I dislike quoting Pirsig to support my arguments, but you leave me no 
choice.  Following are Phaedrus's statements that reveal how the MoQ 
was 
"designed" to overcome metaphysical objections. These quotes also 
show why 
the author had to develop the paradigm I'm challenging as a contrivance 
to 
make his thesis work.

"Sooner or later he was going to have to come up with a way of dividing 
Quality that was better than subjects and objects."

"A subject-object metaphysics is in fact a metaphysics in whjich the first 
division of Quality - the first slice of undivided experience - is into 
subjects and objects.  Once you have made that slice, all of human 
experience is supposed to fit into one of these two boxes. The trouble is, 
it doesn't.  What he had seen is that there is a metaphysical box that sits 
above these two boxes, Quality itself."

Now, do you suppose this top box of Quality was an intuitive insight on 
Pirsig's part?  No.  He had arbitraily chosen Quality as the leitmotif of 
his thesis, and he needed to posit this Quality outside the box to 
establish 
"a Catechism of Quality" by which he could refute the Rigels of the S/O 
world.  The "extra box" was an invention, and (I'm sorry but) the 
assertion 
that all of human experience doesn't fit into subjects and objects was a 
self-serving deception on the author's part.  All experience is an S/O 
relation.


Platt
Seems to me, Ham, that your assertion of an absolute (last sentence 
above) qualifies as "arbitrarily chosen as the leitmotif of [your] thesis."  


> Pirsig makes it clear that the experience comes prior to
> differentiations of "being." Please review Chapter 5 of Lila
> for a complete explanation.

"The statement that values are vague and therefore shouldn't be used 
for 
primary classification is not true.  There's nothing vague about a value 
judgment. ...It was this conclusion that placed him right in the middle of 
the field of philosophy known as metaphysics. ...Metaphysics was an 
area of 
study that had interested him more than any other as an undergraduate 
student in the United States and later as a graduate student in India. 
...He 
had finally landed in his own briar patch."

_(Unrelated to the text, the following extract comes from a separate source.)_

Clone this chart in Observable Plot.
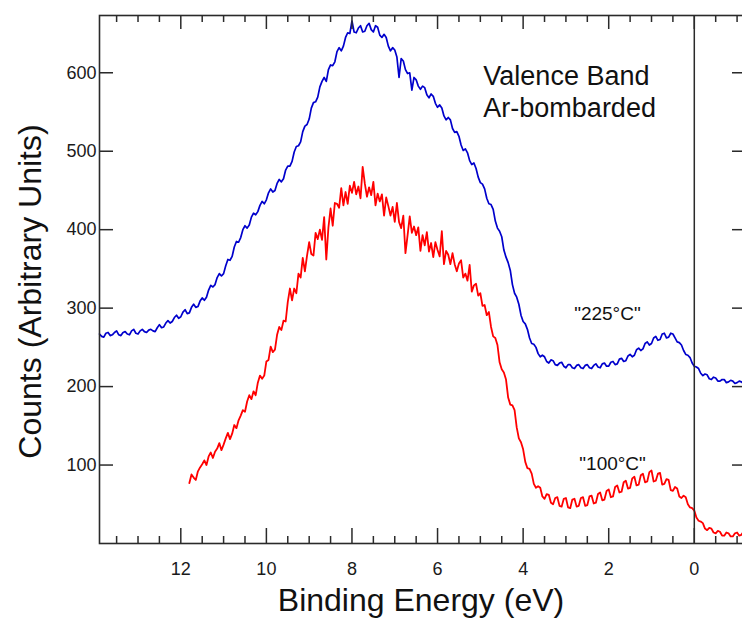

"The central reality of mysticism, the reality that Phaedrus had called 
'Quality' in his first book, is not a metaphysical chess piece. Quality 
doesn't have to be defined.  You understand it without definition, ahead 
of 
definition.  Quality is a direct experience independent of and prior to 
intellectual abstractions."    --Lila, chpt. 5

Do you not see the strategy here?  Quality was Pirsig's grand theme.  In 
order to market this non-entity to both objectivists and mystics, he had 
to 
posit it out of the bounds of definition and intellection.  Quality thus 
became a mystical concept of its own, a primary source beyond 
description. 
It was the author's non-theistic God.


Platt
Seems to me your "Essence" also qualifies as a "primary source beyond 
description," your own "non-theistic God."


Still, Quality had to relate to Experience, and that was the "briar patch" 
Phaedrus had landed on.  He resolved the paradox by positing Quality 
as the 
'first cause' -- as  independent of and prior to everything else, including 
experience.  The single thorn remaining in this scheme, and IMO its 
Achilles 
Heel, is that it defies epistemology.  Quality (Value) is perceptual, which 
means that it cannot precede sensible experience but must be 
contiguous with 
it.


Platt
Quality is not "independent of and prior to everything else, including 
experience." It is experience, or if you prefer, "contiguous with it." If you 
must search for a "first cause" (which only leads to infinite regress) 
consider it to be experience, or as some prefer, "consciousness.".  


By the way, Platt, I would never call you a "liar".  What I said was that 
the distinction between "common experience and "direct experience" 
was a 
deception, and the Sir Walter Scott quote was directed at MoQ's author 
whose 
worldview you appear to have succumbed to.


Platt
Thanks for the correction. I thought the quote was from Shakespear's 
"Othello." And I thought the quote was directed at me. Now I know 
better. (Note: "betterness" is Pirsig's's theme:-) 


But I don't hold this against you, because conversing with you is always 
a 
pleasure.


Platt
Likewise. But don't you think we've about exhausted our efforts in trying 
to convince one another of our respective positions? We both seem to 
reached the stance of, "That's my story and I'm sticking to it."